I’m a Cabernet-sipping coastal elitist, so of course I never watched The Apprentice at the time it aired. But after Donald Trump emerged as the Republican front-runner in the summer of 2015, I decided I’d better look at him through the eyes of his many fans.
I thought back to those bouts of reality TV after reading Patrick Radden Keefe’s profile of the television producer Mark Burnett in The New Yorker. Burnett, of course, was the creator of The Apprentice. The profile offers a sardonic behind-the-scenes look at how Burnett’s show created a fake Trump in place of the real one.

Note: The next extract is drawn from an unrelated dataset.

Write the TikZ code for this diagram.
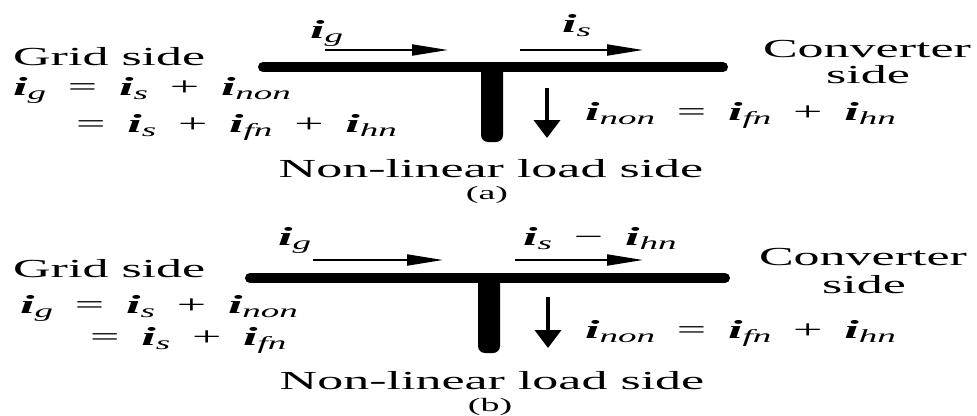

Here’s the paragraph that has everyone talking.
“The Apprentice” portrayed Trump not as a skeezy hustler who huddles with local mobsters but as a plutocrat with impeccable business instincts and unparalleled wealth—a titan who always seemed to be climbing out of helicopters or into limousines. “Most of us knew he was a fake,”[Jonathon] Braun told me. “He had just gone through I don’t know how many bankruptcies. But we made him out to be the most important person in the world. It was like making the court jester the king.” Bill Pruitt, another producer, recalled, “We walked through the offices and saw chipped furniture. We saw a crumbling empire at every turn. Our job was to make it seem otherwise.”
It’s a satisfying exposure of an illusion that seduced millions of voters.

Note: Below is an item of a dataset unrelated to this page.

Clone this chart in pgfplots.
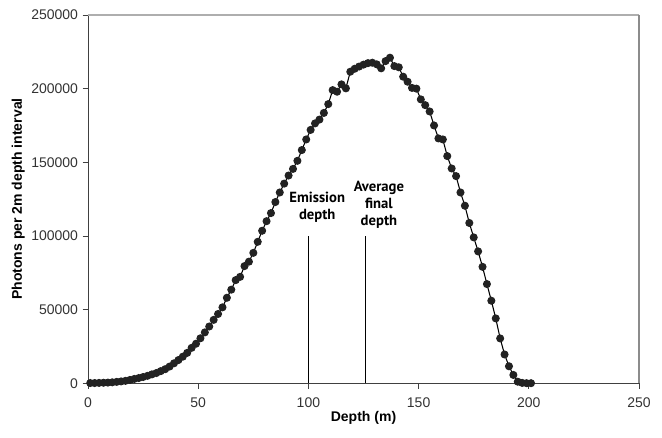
\documentclass[border=0pt]{standalone}
\usepackage{fontspec}
\setmainfont{Liberation Sans}
\newfontfamily\notefont{PT Sans}
\usepackage{pgfplots}
\pgfplotsset{compat=1.18}
\definecolor{dots}{HTML}{222222}
\definecolor{frame}{HTML}{8C8C8C}

% photons per 2 m interval, bin centres
\begin{document}
\begin{tikzpicture}
\begin{axis}[
  name=ax,
  scale only axis,
  width=413pt, height=276pt,
  xmin=0, xmax=250, ymin=0, ymax=250000,
  xtick={0,50,...,250}, ytick={0,50000,...,250000},
  scaled ticks=false,
  xticklabels={0,50,100,150,200,250},
  yticklabels={0,50000,100000,150000,200000,250000},
  tick label style={font=\fontsize{10.5}{12}\selectfont, text=black!80},
  xticklabel style={yshift=-3pt},
  axis x line*=bottom, axis y line*=left,
  axis line style={black!75, line width=0.8pt, -},
  tick style={black!75, line width=0.6pt},
  tick align=outside, major tick length=4pt,
  xlabel={\bfseries Depth (m)},
  ylabel={\bfseries Photons per 2m depth interval},
  label style={font=\fontsize{10.5}{12}\selectfont},
  xlabel style={yshift=4pt},
  ylabel style={yshift=-2pt},
  clip=false,
]
\addplot[black, line width=0.8pt, mark=*, mark size=2.6pt,
  mark options={fill=dots, draw=dots}] coordinates {
(1,100) (3,100) (5,200) (7,300) (9,400) (11,600) (13,900) (15,1200)
(17,1600) (19,2200) (21,2900) (23,3500) (25,4200) (27,5000) (29,6000)
(31,6900) (33,8200) (35,9500) (37,11300) (39,13500) (41,15700) (43,18000)
(45,20600) (47,24000) (49,26800) (51,30500) (53,34500) (55,38500)
(57,43000) (59,47000) (61,51500) (63,58000) (65,63500) (67,70000)
(69,72200) (71,79500) (73,82500) (75,88500) (77,96000) (79,103500)
(81,110000) (83,115500) (85,123000) (87,129500) (89,135500) (91,141000)
(93,145500) (95,151000) (97,158300) (99,165500) (101,172000) (103,176400)
(105,179000) (107,183500) (109,189500) (111,199000) (113,197900)
(115,202900) (117,200200) (119,211500) (121,213500) (123,215000)
(125,216300) (127,217300) (129,217600) (131,216500) (133,213800)
(135,218700) (137,221000) (139,215300) (141,214500) (143,208100)
(145,204700) (147,200500) (149,200000) (151,192700) (153,188800)
(155,184500) (157,175000) (159,166200) (161,165500) (163,154200)
(165,145800) (167,140600) (169,129500) (171,120500) (173,108800)
(175,99000) (177,89500) (179,79000) (181,67300) (183,56000) (185,44000)
(187,30400) (189,19500) (191,11500) (193,5600) (195,1000) (197,200)
(199,0) (201,0)
};
\addplot[black, line width=0.6pt] coordinates {(100,0) (100,100000)};
\addplot[black, line width=0.6pt] coordinates {(126,0) (126,100000)};
\node[font=\notefont\bfseries\fontsize{11}{12.5}\selectfont, align=center,
  anchor=south] at (axis cs:104,106000) {Emission\\depth};
\node[font=\notefont\bfseries\fontsize{11}{12.5}\selectfont, align=center,
  anchor=south] at (axis cs:132,102000) {Average\\final\\depth};
\draw[frame!70, line width=0.9pt] (rel axis cs:0,1) -- (rel axis cs:1,1);
\draw[frame, line width=0.9pt] (rel axis cs:1,1) -- (rel axis cs:1,0);
\end{axis}
\pgfresetboundingbox
\path (ax.south west) ++(-66pt,-40.5pt) coordinate (a);
\path (ax.north east) ++(17.25pt,11.25pt) coordinate (b);
\path (a) rectangle (b);
\end{tikzpicture}
\end{document}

But what exactly was the illusion?
Read: The problem with calling Trump a “reality-TV president”
The Apprentice presented a false image of Trump’s wealth and success, yes, just as Keefe so pungently describes. But viewers were presented with something even more attractive and even more false: an image of a titanically rich man who carefully weighed individual contributions to team effort—and held to account those who did not perform.